生体組織は、人間の眼で捉えることができる可視光を吸収するため、肉眼で身体の中を見ることはできません。レントゲンが発見したX線は、可視光と同じ電磁波の一種ですが、生体組織をよく透過し、脂肪、筋肉、骨などの組織の違いによって吸収が異なることから、身体を切らずに内部の構造を見ることができます。このことから、X線撮影は医療診断に欠かせないものとなっています。可視光よりも波長が長い近赤外光は、X線ほどではありませんが、生体組織を透過します。図1は、手に近赤外光を照射して、透過像を撮影したものです。指の中央部分が明るく、近赤外光が骨を透過していることが分かります。一方、様々な太さの黒い線は血管であり、これは近赤外光が血液で吸収され、血管部分で透過光の強度が減衰しているためです。

図1 近赤外光を用いた手の透過像

脳の活動は神経細胞の電気的変化ですが、運動、感覚、視覚、聴覚、言語、思考などの機能に対応して脳が活動する部位は異なっています。

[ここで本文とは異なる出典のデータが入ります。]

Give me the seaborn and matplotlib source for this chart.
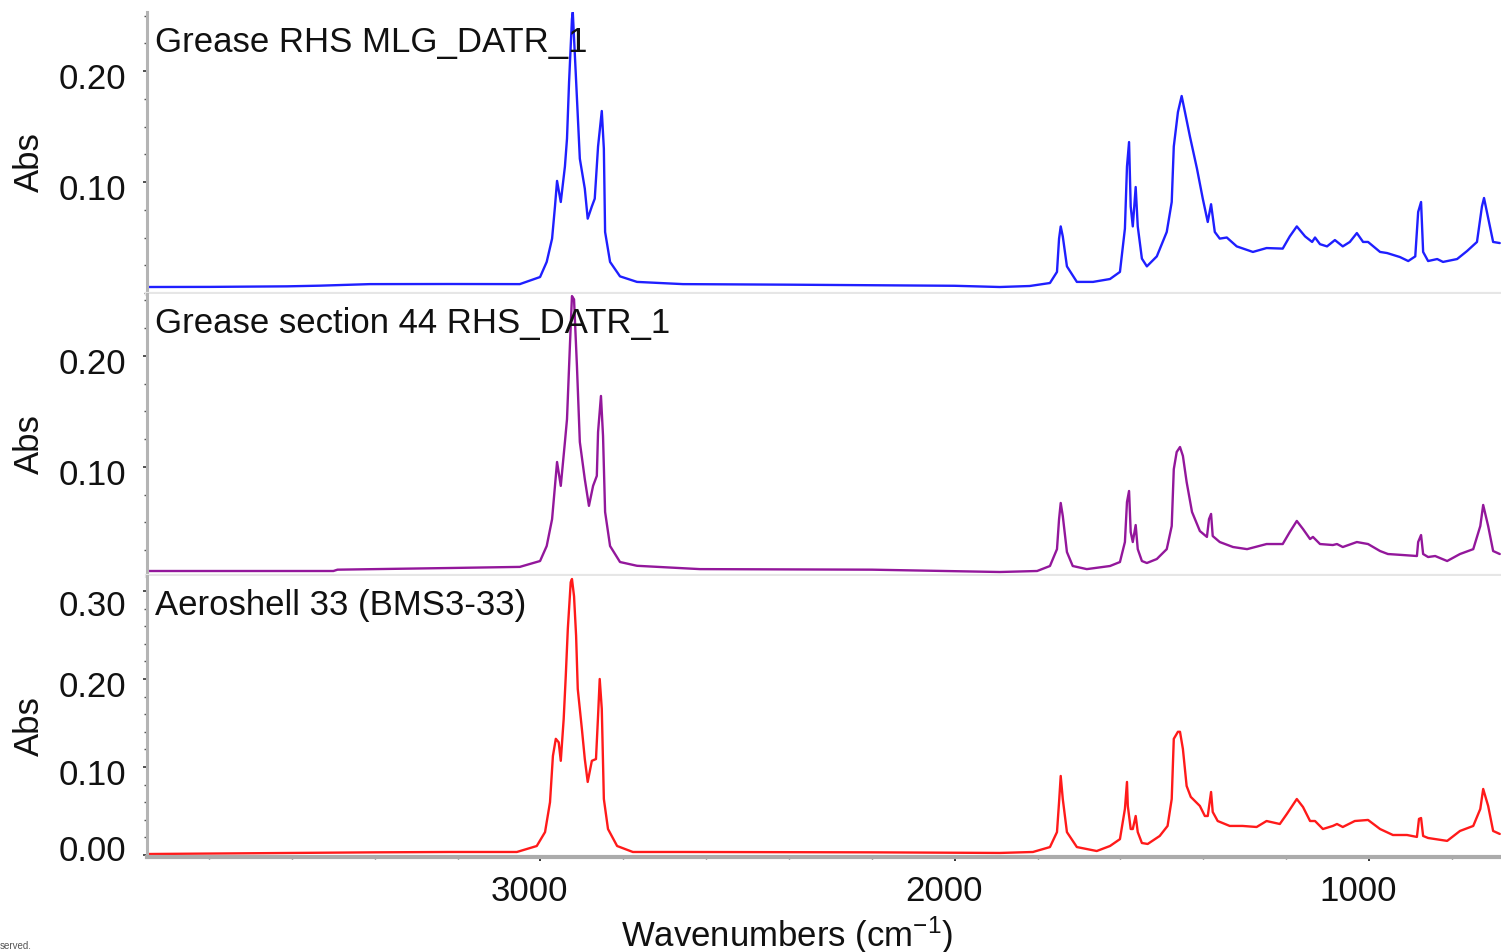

また、脳が活動すると、その周囲で血液量が局所的に増加することが分かっています。近赤外光は骨を透過して血液で吸収されるので、図2の写真に示すように頭表に複数のファイバープローブを装着して近赤外光を照射・受光すると、脳組織の様々な部位における血液量変化に応じた光量の減衰を検出することができます。この血液量変化の空間分布を脳の活動部位として画像化するのが、近赤外光による脳機能イメージングです。
近赤外光による脳機能イメージングは、医療分野では、てんかん手術前の検査や脳損傷患者のリハビリテーションにおける機能回復の評価、抑うつなどの精神疾患の鑑別診断補助などに利用されています。また、新生児や幼児を対象とした認知発達、ブレインマシンインタフェース、社会や他者とのコミュニケーションにおける脳活動など、脳機能に関係する広い分野の研究に応用されています。

図2 近赤外光による脳機能イメージング

X線は、身体内部の構造を正確にイメージングできますが、脳活動による局所的な血液量変化のような機能に関する情報を測定することはできません。一方、近赤外光は生体組織で強い散乱を受けるため、X線の様に生体組織内を直進することはできません。したがって、近赤外光による脳機能イメージングは、霧の中で物を見ることに相当し、図2に示した画像における脳活動部位は、実際に脳が活動した領域よりも広がってしまっています。このことを解決するためには、頭表に装着したファイバープローブで照射・受光した近赤外光が脳組織のどのような範囲を伝播しているかという情報を用いて画像を再構成する必要があります。しかし、頭部組織内の光伝播を実測することはできません。そこで、図3(a)に示すように、頭部の解剖学的な構造を忠実に模擬したモデルをコンピュータ上で作成し、近赤外光の伝播をシミュレーションすることで推定する研究をおこなっています。シミュレーションの結果から、近赤外光が散乱されることにより脳組織の広い範囲を伝播していることが明らかになっています。また、脳組織中の光伝播は頭皮や頭蓋骨などの厚さなどにも影響を受けるため、正確なモデルを作成して精度の高い光伝播解析を行うことが重要となります。頭部モデルを用いた光伝播シミュレーションに基づいた画像再構成を行うことで、図3(b)に示すように、脳組織の構造画像上に正確に脳機能画像を得ることが可能になります。